Short story posted in Subtle Mud, called Kingswit.

In a post-apocalyptic world, but one where ecosystems have regained their balance and people have become scarce, shy of technology, shy of one another, shamed perhaps, three travelers come upon a man they know vaguely from various encampments. He was a man people avoided as if he had rabies — he was sick with the disease of mind that had destroyed the world. They could recognize that easily. The man had been brutally beaten and left paralyzed by wandering tribes, who are themselves susceptible to the old disease. One of the three travelers stays with the paralyzed man for a few days, until he puts him out of his misery. And it’s about the guilt this causes, the poisons it stirs to the surface.

A second tone poem of sorts mentioning Seldon is also added to the site, and here’s an excerpt from that:

Sometimes I wonder if this is a different earth, if there were no survivors after all, and this is all there is to the great beyond.

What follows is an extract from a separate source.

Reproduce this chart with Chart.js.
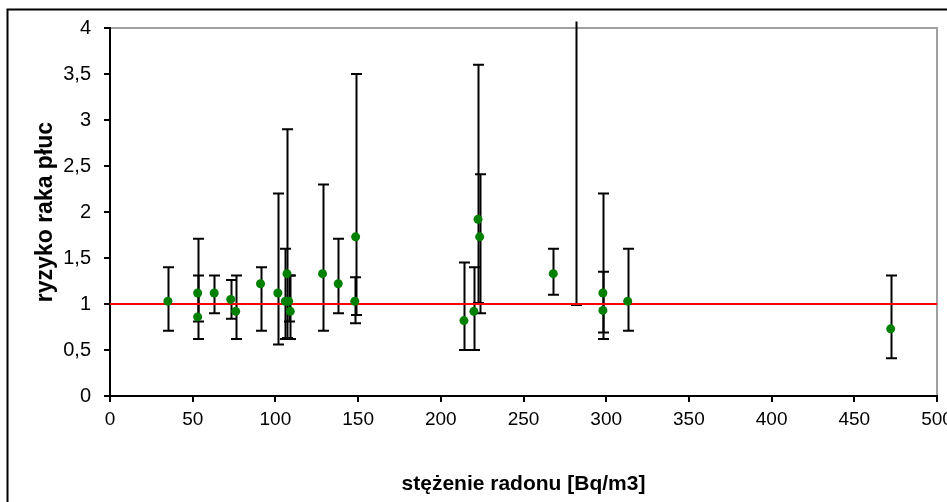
<!DOCTYPE html>
<html>
<head>
<meta charset="utf-8">
<script src="https://cdn.jsdelivr.net/npm/chart.js@4"></script>
<style>
  html, body { margin: 0; padding: 0; background: #fff; }
  #wrap { width: 947px; height: 502px; }
</style>
</head>
<body>
<div id="wrap"><canvas id="radonChart" width="947" height="502"></canvas></div>
<script>
// stężenie radonu [Bq/m3] i ryzyko raka płuc z przedziałami ufności
var radon = [35, 53, 53, 63, 73, 76, 91, 101.5, 107, 106, 108, 109, 128.5, 138, 148.5, 148, 214, 220, 222.5, 223.5, 268, 282, 298, 298, 313, 472];
var risk  = [1.03, 1.12, 0.86, 1.12, 1.05, 0.92, 1.22, 1.12, 1.33, 1.03, 1.03, 0.92, 1.33, 1.22, 1.73, 1.03, 0.82, 0.92, 1.92, 1.73, 1.33, null, 1.12, 0.93, 1.03, 0.73];
var lower = [0.71, 0.81, 0.62, 0.90, 0.84, 0.62, 0.71, 0.56, 0.63, 0.62, 0.81, 0.62, 0.71, 0.90, 0.88, 0.79, 0.50, 0.50, 1.01, 0.90, 1.10, 0.99, 0.62, 0.69, 0.71, 0.41];
var upper = [1.40, 1.71, 1.31, 1.31, 1.26, 1.31, 1.40, 2.20, 2.90, 1.60, 1.31, 1.31, 2.30, 1.71, 3.50, 1.29, 1.45, 1.40, 3.60, 2.41, 1.60, 4.07, 2.20, 1.35, 1.60, 1.31];
var refX = [0, 500];
var refY = [1, 1];

document.addEventListener('DOMContentLoaded', function() {
    var ctx = document.getElementById('radonChart').getContext('2d');
    var font = "'Liberation Sans', Arial, sans-serif";

    var points = radon.map(function(x, i) { return { x: x, y: risk[i] }; });
    var refLine = refX.map(function(x, i) { return { x: x, y: refY[i] }; });

    var frame = {
        id: 'frame',
        beforeDraw: function(chart) {
            var c = chart.ctx;
            c.save();
            c.strokeStyle = '#000';
            c.lineWidth = 2;
            c.beginPath();
            c.moveTo(7.5, 502);
            c.lineTo(7.5, 9.5);
            c.lineTo(947, 9.5);
            c.stroke();
            var a = chart.chartArea;
            c.strokeStyle = '#a0a0a0';
            c.beginPath();
            c.moveTo(a.left, a.top);
            c.lineTo(a.right, a.top);
            c.lineTo(a.right, a.bottom);
            c.stroke();
            c.restore();
        }
    };

    var errorBars = {
        id: 'errorBars',
        beforeDatasetsDraw: function(chart) {
            var c = chart.ctx;
            var xs = chart.scales.x, ys = chart.scales.y;
            c.save();
            c.strokeStyle = '#000';
            c.lineWidth = 2;
            for (var i = 0; i < radon.length; i++) {
                var px = Math.round(xs.getPixelForValue(radon[i])) + 0.5;
                var lo = ys.getPixelForValue(lower[i]);
                var hi = ys.getPixelForValue(upper[i]);
                c.beginPath();
                c.moveTo(px, lo);
                c.lineTo(px, hi);
                c.moveTo(px - 5.5, lo);
                c.lineTo(px + 5.5, lo);
                if (upper[i] <= 4) {
                    c.moveTo(px - 5.5, hi);
                    c.lineTo(px + 5.5, hi);
                }
                c.stroke();
            }
            c.restore();
        }
    };

    var radonChart = new Chart(ctx, {
        type: 'scatter',
        data: {
            datasets: [{
                label: 'ryzyko',
                data: points,
                backgroundColor: '#008000',
                borderWidth: 0,
                pointRadius: 4.5,
                pointHoverRadius: 4.5
            }, {
                type: 'line',
                label: 'poziom 1',
                data: refLine,
                borderColor: '#ff0000',
                borderWidth: 2,
                pointRadius: 0,
                fill: false
            }]
        },
        options: {
            responsive: false,
            animation: false,
            layout: { padding: { left: 32, top: 28, right: 10, bottom: 5 } },
            plugins: {
                legend: { display: false },
                tooltip: { enabled: false }
            },
            scales: {
                x: {
                    type: 'linear',
                    min: 0,
                    max: 500,
                    ticks: {
                        stepSize: 50,
                        color: '#000',
                        padding: 6,
                        maxRotation: 0,
                        font: { family: font, size: 19 }
                    },
                    grid: { drawOnChartArea: false, tickLength: 6, color: '#000', lineWidth: 2 },
                    border: { color: '#000', width: 2 },
                    title: {
                        display: true,
                        text: 'stężenie radonu [Bq/m3]',
                        color: '#000',
                        padding: 0,
                        font: { family: font, size: 21, weight: 'bold' }
                    },
                    afterFit: function(s) { s.height = 101; s.paddingLeft = 0; s.paddingRight = 0; }
                },
                y: {
                    min: 0,
                    max: 4,
                    ticks: {
                        stepSize: 0.5,
                        color: '#000',
                        padding: 13,
                        font: { family: font, size: 20 },
                        callback: function(v) { return String(v).replace('.', ','); }
                    },
                    grid: { drawOnChartArea: false, tickLength: 6, color: '#000', lineWidth: 2 },
                    border: { color: '#000', width: 2 },
                    title: {
                        display: true,
                        text: 'ryzyko raka płuc',
                        color: '#000',
                        padding: 0,
                        font: { family: font, size: 23, weight: 'bold' }
                    },
                    afterFit: function(s) { s.width = 78; s.paddingTop = 0; s.paddingBottom = 0; }
                }
            }
        },
        plugins: [frame, errorBars]
    });
});
</script>
</body>
</html>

I think the survivors walked through a curtain of some kind and everything smells and feels differently now. The earth has grown larger again, too vast for a journey of several lifetimes. That’s what happens in the absence of technology. A weary, wary and quiet anarchy reigns now.

Now and then you pass an outpost where they still use a diesel truck to drag tree trunks; but most of them have become rusty bones hidden in the brush. 

There’s almost a taboo about technology now. It holds the embers of the previous world.

There are only a handful of people for every 3 days journey. People are shy, an inherited shame I think. Maybe in other places the power vacuum has been filled by warlords. But in my experience nobody wants that kind of power now. Power is another ember of that lost world.